Hamilton itself continued to be a very strong market. Throughout 2018, values were up as much as 6 percent in parts of th city. Housing is driven by supply and demand. Our housing supply problem has not improved ― in fact, it is arguably worse than it was. We are running out of land. We are approaching our development boundaries. The Green Belt has been hit in many communities already, and we have no more room to spread out.

Meanwhile, the demand from buyers has not decreased. We have more immigrants coming in than ever before. Foreign students, workers, etc. ― there are a million people coming into the country every 12 months. Our schools are packed and in demand. We are an extremely desirable place. None of that has changed. None of what has caused the market to rise over the last 20 years has changed. In fact, those things have gotten stronger. The argument for home values to increase has gotten stronger.

On a local level, Hamilton continues to see revitalization in all areas. The city continues to turn around after decades of decline. Building permit records were hit again in 2018. Cranes are being erected to build new developments. Things here are really moving forward, better than they have in my lifetime. That has not changed. Buyers still flock to our market from the GTA

The only thing that changed were the rules enacted by the government, which, for the most part, are temporary. They are things that caused temporary psychological and financial impacts. We saw 2018 as a year in which the market, as a sponge, was absorbing all these things that had been swirling in at once. Yet the Hamilton market continued to grow.

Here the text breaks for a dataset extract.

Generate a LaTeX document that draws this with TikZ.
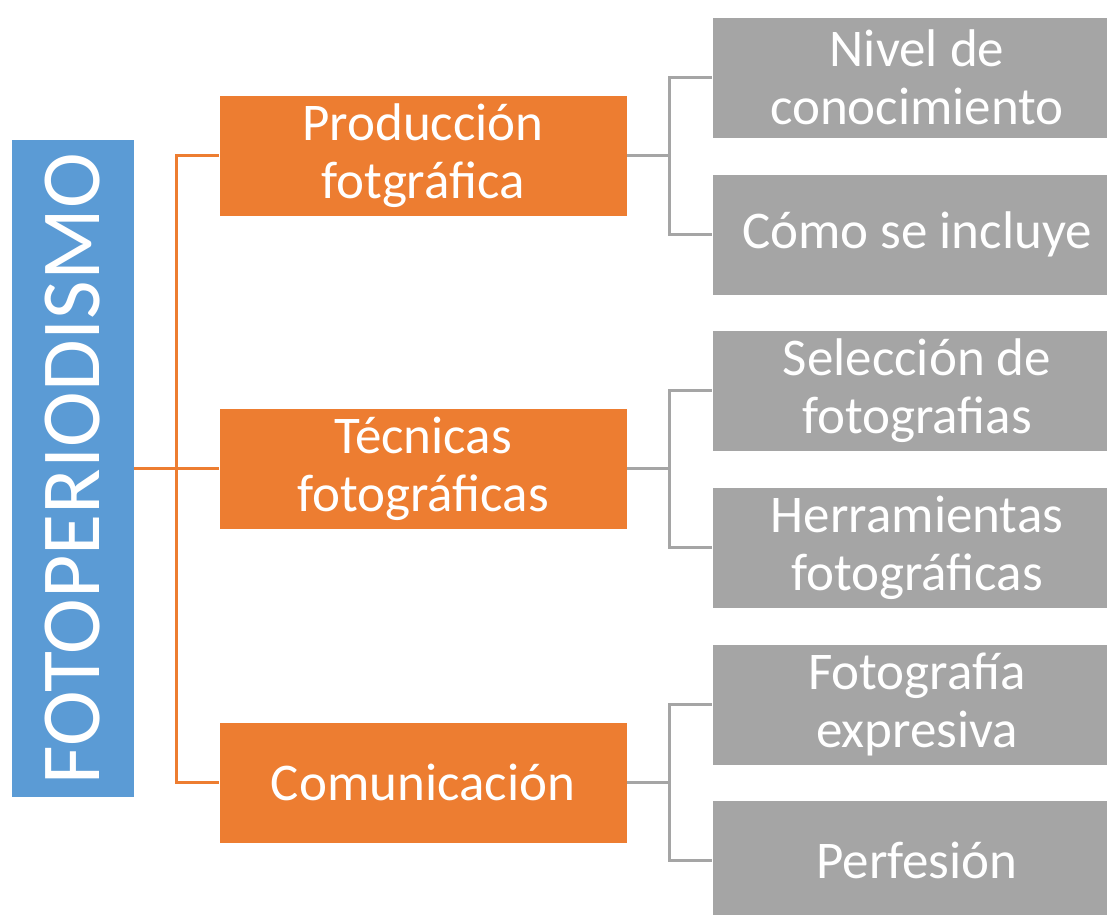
\documentclass[tikz,border=0pt]{standalone}
\usepackage{fontspec}
\setmainfont{Carlito}
\usetikzlibrary{calc}
\definecolor{cblue}{HTML}{5B9BD5}
\definecolor{corange}{HTML}{ED7D31}
\definecolor{cgray}{HTML}{A5A5A5}
\tikzset{
  rootbox/.style={rectangle, fill=cblue, draw=white, line width=0.6pt, minimum width=123pt, minimum height=658pt, inner sep=0pt, text=white, font=\fontsize{84}{90}\selectfont},
  midbox/.style={rectangle, fill=corange, draw=white, line width=0.6pt, minimum width=408pt, minimum height=121pt, inner sep=0pt, text=white, align=center, font=\fontsize{53}{58}\selectfont},
  leafbox/.style={rectangle, fill=cgray, draw=white, line width=0.6pt, minimum width=410pt, minimum height=121pt, inner sep=0pt, text=white, align=center, font=\fontsize{53}{58}\selectfont},
  oline/.style={draw=corange, line width=2.5pt},
  gline/.style={draw=cgray, line width=2.5pt}
}
\begin{document}
\begin{tikzpicture}[x=1pt,y=-1pt]
\useasboundingbox (0,0) rectangle (1107,914);
\node[rootbox] (root) at (72.5,468.5) {\rotatebox{90}{FOTOPERIODISMO}};
\node[midbox] (prod) at (423,155.5) {Producción\\fotgráfica};
\node[midbox] (tec) at (423,468.5) {Técnicas\\fotográficas};
\node[midbox] (com) at (423,782.5) {Comunicación};
\node[leafbox] (l1) at (917,77.5) {Nivel de\\conocimiento};
\node[leafbox] (l2) at (917,234.5) {Cómo se incluye};
\node[leafbox] (l3) at (917,390.5) {Selección de\\fotografias};
\node[leafbox] (l4) at (917,547.5) {Herramientas\\fotográficas};
\node[leafbox] (l5) at (917,704.5) {Fotografía\\expresiva};
\node[leafbox] (l6) at (917,860.5) {Perfesión};
\coordinate (m0) at ($(root.east)!0.5!(root.east -| tec.west)$);
\coordinate (m1) at ($(prod.east)!0.5!(prod.east -| l1.west)$);
\coordinate (m2) at ($(tec.east)!0.5!(tec.east -| l3.west)$);
\coordinate (m3) at ($(com.east)!0.5!(com.east -| l5.west)$);
\draw[oline] (root.east) -- (tec.west);
\draw[oline] (prod.west) -| (m0) |- (com.west);
\draw[gline] (prod.east) -- (m1);
\draw[gline] (l1.west) -| (m1) |- (l2.west);
\draw[gline] (tec.east) -- (m2);
\draw[gline] (l3.west) -| (m2) |- (l4.west);
\draw[gline] (com.east) -- (m3);
\draw[gline] (l5.west) -| (m3) |- (l6.west);
\end{tikzpicture}
\end{document}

Hamilton fared quite well. Even through March, April and May of 2018, when the stats were being compared to those hot three months the year prior, the market still performed better than average. Many parts of Hamilton didn’t just retain all their growth from those months, but some parts actually continued to grow year over year and posted gains, which is unprecedented.

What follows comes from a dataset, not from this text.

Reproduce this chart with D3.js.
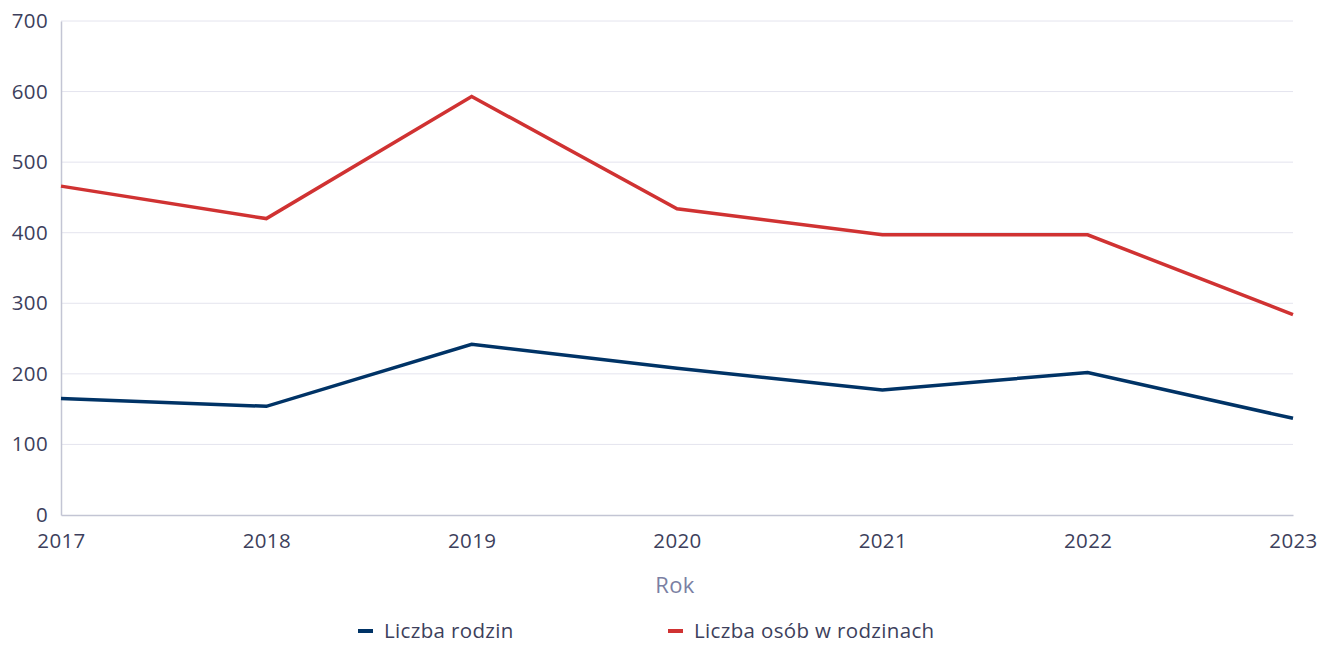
<!DOCTYPE html>
<html>
<head>
<meta charset="utf-8">
<script src="https://cdn.jsdelivr.net/npm/d3@7"></script>
<style>
  body { margin: 0; background: #fff; }
  text { font-family: "Open Sans", "Noto Sans", sans-serif; letter-spacing: 0.35px; }
</style>
</head>
<body>
<div id="chart"></div>
<script>
const years = ["2017", "2018", "2019", "2020", "2021", "2022", "2023"];
const rodziny = [165, 154, 242, 208, 177, 202, 137];
const osoby = [466, 420, 593, 434, 397, 397, 284];
const yTicks = [0, 100, 200, 300, 400, 500, 600, 700];
const seriesNames = ["Liczba rodzin", "Liczba osób w rodzinach"];
const seriesColors = ["#003366", "#d03232"];

const width = 1327;
const height = 645;
const margin = { top: 21, right: 34, bottom: 130, left: 61 };

const svg = d3.select("#chart")
  .append("svg")
  .attr("width", width)
  .attr("height", height);

const x = d3.scalePoint()
  .domain(years)
  .range([margin.left, width - margin.right]);

const y = d3.scaleLinear()
  .domain([0, 700])
  .range([height - margin.bottom, margin.top]);

// grid lines
svg.append("g")
  .selectAll("line")
  .data(yTicks.filter(d => d > 0))
  .join("line")
  .attr("x1", margin.left)
  .attr("x2", width - margin.right)
  .attr("y1", d => y(d))
  .attr("y2", d => y(d))
  .attr("stroke", "#e4e4ee")
  .attr("stroke-width", 1);

// y axis
const yAxis = svg.append("g")
  .attr("transform", `translate(${margin.left},0)`)
  .call(d3.axisLeft(y).tickValues(yTicks).tickSize(0).tickPadding(13));
yAxis.select(".domain").attr("stroke", "#c3c5d4").attr("stroke-width", 1.5);
yAxis.selectAll("text")
  .attr("font-size", 20.5)
  .attr("fill", "#3d3f5c");

// x axis
const xAxis = svg.append("g")
  .attr("transform", `translate(0,${y(0)})`)
  .call(d3.axisBottom(x).tickSize(0).tickPadding(18));
xAxis.select(".domain").attr("stroke", "#c3c5d4").attr("stroke-width", 1.5);
xAxis.selectAll("text")
  .attr("font-size", 20.5)
  .attr("fill", "#3d3f5c");

// axis title
svg.append("text")
  .attr("x", 675)
  .attr("y", 593)
  .attr("text-anchor", "middle")
  .attr("font-size", 22)
  .attr("fill", "#7b7fa3")
  .text("Rok");

// lines
const line = d3.line()
  .x((d, i) => x(years[i]))
  .y(d => y(d));

[rodziny, osoby].forEach((s, i) => {
  svg.append("path")
    .datum(s)
    .attr("fill", "none")
    .attr("stroke", seriesColors[i])
    .attr("stroke-width", 3.5)
    .attr("stroke-linejoin", "miter")
    .attr("d", line);
});

// legend
const legendX = [358, 668];
const legend = svg.append("g")
  .selectAll("g")
  .data(seriesNames)
  .join("g")
  .attr("transform", (d, i) => `translate(${legendX[i]}, 631)`);

legend.append("line")
  .attr("x1", 0)
  .attr("x2", 15)
  .attr("stroke", (d, i) => seriesColors[i])
  .attr("stroke-width", 4);

legend.append("text")
  .attr("x", 26)
  .attr("dy", "0.36em")
  .attr("font-size", 20.5)
  .attr("fill", "#3d3f5c")
  .text(d => d);
</script>
</body>
</html>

We ended the year very strong. Hamilton East was up over 6 percent. Hamilton Centre and Hamilton East are now approaching $400,000 average sales prices. Hamilton West is approaching $500,000. Hamilton Mountain is approaching $500,000. Values in Hamilton are doing very well. Average sale prices in the suburbs will start creeping upward now that prices aren’t being compared to 2017 and now that the impact of the stress test has taken its course.

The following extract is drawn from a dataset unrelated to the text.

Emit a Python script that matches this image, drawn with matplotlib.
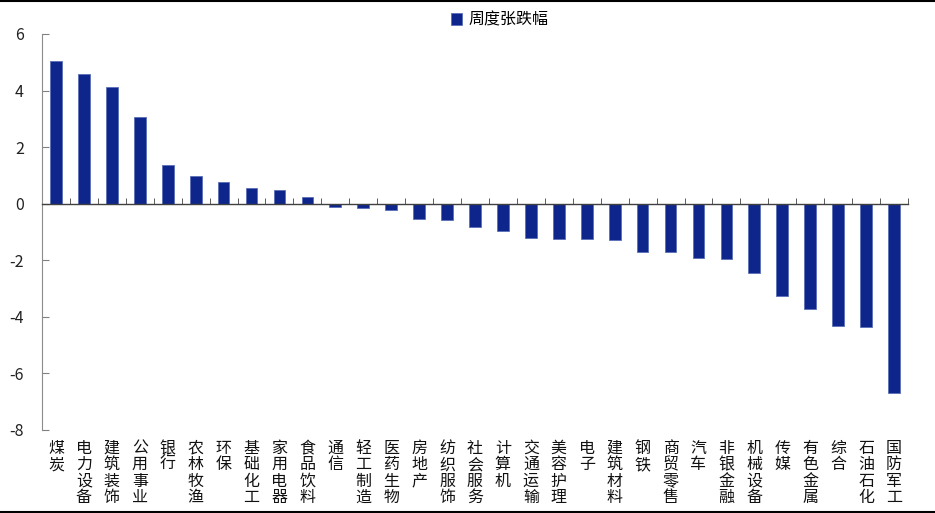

The Real Estate Market of 2018 in Review

Overall, 2018 was a positive year. It was a year in which the market was in the midst of absorbing a number of fairly significant and unprecedented changes. The underlying fundamentals of the market continue to be strong ― in fact, they’re arguably stronger than they were in 2017. Overall, the picture looks very positive, but it was a bit of a mixed bag in 2018 as we saw some pretty dramatic differences from community to community. Our long term outlook for Hamilton has not changed, there is plenty of growth coming to our area. All markets experience a few bumps after significant amounts of growth take place. Our sales history chart is a reminder that, despite a few temporary bumps along the way, Hamilton has continued to grow for decades.

Depending on where you’re looking to buy or sell, the reality could be very different. It’s important to take note of that and to make sure you’re planning accordingly and getting the right advice. Listening to the news and reading the overall numbers do not really tell you the full story. It requires a more in-depth analysis to really break things down, depending on whether you’re looking to buy or sell.

It will be interesting to see where 2019 brings us, but I anticipate that we will see growth in all areas. We don’t anticipate any major changes or interventions taking place.